Organization of News Ombudsmen will meet in this beautiful "city of spires", Oxford, UK beginning later today in the Annual General Meeting. Details of the meeting can be found on the website.
This year we are meeting under the auspices of the Reuters Institute for the Study of Journalism. They have done a terrific job helping ONO. The actual venue for the meetings will be at St. Anne's College where term is still on so the frenzy of completing academic obligations will fit right in with our own concerns about relevancy and time lines.
It's been a surprisingly good year for ONO as our group has emerged from the teeth of the media recession actually stronger than before.
We have gained new members in Belgium, Israel, France, Ireland and Turkey. Most significantly, we have gained back a few old members and a few new ones in the United States, where we lost 13 ombuds due to newspaper cutbacks. We are still down a few in the US, but four more media organizations decided to create the position.

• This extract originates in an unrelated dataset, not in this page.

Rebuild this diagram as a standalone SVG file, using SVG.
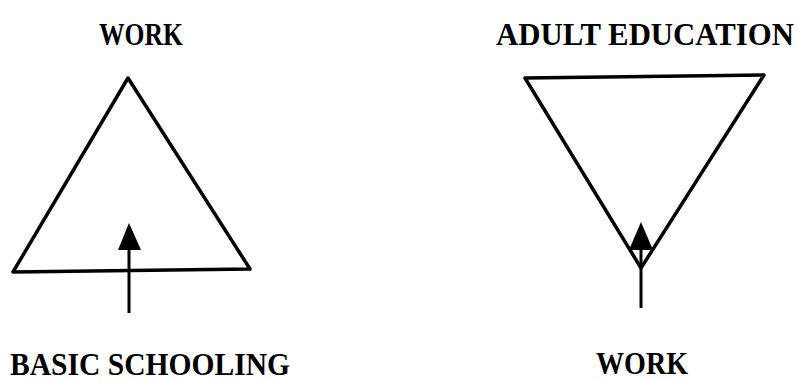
<svg xmlns="http://www.w3.org/2000/svg" width="801" height="382" viewBox="0 0 801 382">
<style>
.lbl{font-family:"Liberation Serif","Times New Roman",serif;font-weight:bold;font-size:31px;fill:#000}
.tri{fill:none;stroke:#000;stroke-width:3.5;stroke-linejoin:round}
.ln{stroke:#000;stroke-width:3}
.head{fill:#000}
</style>
<rect width="801" height="382" fill="#fff"/>
<g id="node-work-top">
<text class="lbl" x="141" y="45" text-anchor="middle" textLength="84" lengthAdjust="spacingAndGlyphs">WORK</text>
</g>
<g id="node-adult-education">
<text class="lbl" x="645" y="45" text-anchor="middle" textLength="298" lengthAdjust="spacingAndGlyphs">ADULT EDUCATION</text>
</g>
<g id="node-triangle-up">
<path class="tri" d="M128 78 L250 269 L13 272 Z"/>
</g>
<g id="node-triangle-down">
<path class="tri" d="M525 78 L764 75 L641 268 Z"/>
</g>
<g id="node-basic-schooling">
<text class="lbl" x="150" y="375" text-anchor="middle" textLength="280" lengthAdjust="spacingAndGlyphs">BASIC SCHOOLING</text>
</g>
<g id="node-work-bottom">
<text class="lbl" x="642" y="374" text-anchor="middle" textLength="92" lengthAdjust="spacingAndGlyphs">WORK</text>
</g>
<g id="connectors">
<line class="ln" x1="129" y1="313" x2="129" y2="245"/>
<polygon class="head" points="129,223 118,250 141,250"/>
<line class="ln" x1="641" y1="308" x2="641" y2="245"/>
<polygon class="head" points="641,222 629,250 653,250"/>
</g>
</svg>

We have also done significant outreach to part of the world where the idea of media self-regulation is a power agency of democracy. And of course, there is more to do.
We were able to accomplish this thanks to a grant from the Open Society Institute which also gave us the funds to update our website thanks to Social-Ink in Brooklyn, NY. We launched a campaign to draw attention to it thanks to Scott Circle Communications in Washington DC. The result is that visits to the site are up anywhere from 120% to 300% per month.
The question for the conference is how to expand what we do and do it in a way that can offer our organization's considerable expertise at journalistic mediation which would then put ONO on a more secure financial basis. We think it's an obtainable goal, especially in these times.
Stephen Pritchard from The Observer in London is ending his two year term as president of ONO. His likely replacement is Jacob Mollerup from Danish Public Broadcasting. It's been great fun working with Stephen and I look forward to working with Jacob.
Meanwhile the British media is obsessed with the minority or "hung" parliament. Labourites are furious that the Lib Dems have abandoned their natural ideological allies in favor of the Tories. This is particularly true because many in Labour were told to vote strategically for Clegg and the Lib Dem only to keep a Tory from winning in a constituency. Many did and they now still have David Cameron,
I told them that a coalition can be a functional thing since it tends to soften the ideological edges of all parties - at least for while, if Canada is an example. But in the UK, the economic situation appears so perilous, that stability counts for more than ideology - at least for now. Perhaps for Ombudsmen too!